Coal comfort

Eyebrows were raised this week over the scale of the police operation that led to the arrest – and subsequent release – of the 114 environmentalists believed to be planning protests at the Ratcliffe on Soar coal-fired power station in Nottinghamshire.

Eyebrows were raised this week over the scale of the police operation that led to the arrest – and subsequent release – of the 114 environmentalists believed to be planning protests at the Ratcliffe on Soar coal-fired power station in Nottinghamshire.

However, in the aftermath of the latest chapter in the ’war against coal’, it was the comments of one of the protestors’ supporters – and not a heavy-handed police response – that garnered the most headlines.

Talking on Tuesday’s Radio 4 Today programme, Bob Andrews, a spokesman for Eastside Climate Action, called for all coal-powered stations to be shut down immediately.

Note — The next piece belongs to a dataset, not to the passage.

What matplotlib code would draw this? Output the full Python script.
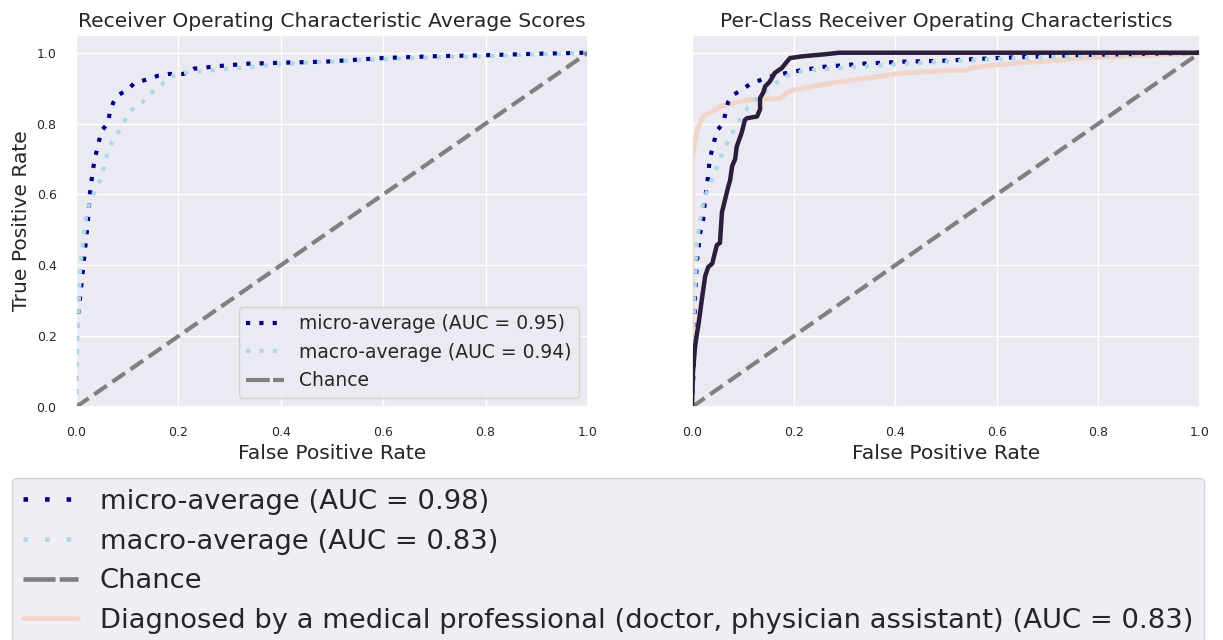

Andrews’ comments were justifiably ridiculed. Like it or not, 34 per cent of the UK’s power is derived from coal. Switch it off immediately and there would be barely enough to cover base load. He’s right. It would lead to a reduction in emissions, but it would also finish off many areas of industry currently struggling to survive and, by condemning much of the UK to regular periods of darkness, it could have profound social implications.

So why are we bothering to dignify Andrew’s argument with a response? He’s hardly the mouthpiece for the renewables sector.

The problem is that this is exactly the kind of pointless debate we can expect more of if the government fails to deliver on its repeated promises to invest heavily in renewables.

Before the recession struck, advocates of wind, solar, wave and tidal power – once sneered at by the energy giants – had fought their way into the mainstream. Six months on, after a succession of mothballed projects, the sector has lost ground and its advocates are being forced once again to the sidelines. And as history has repeatedly shown when a cause becomes marginalised, extreme views have a tendency to bubble to the surface.

The government needs to act fast to put low-carbon, renewable technology to the centre stage before the hard-won middle ground is lost and replaced with the unedifying and tragic spectacle of extreme opinions slugging it out for air time.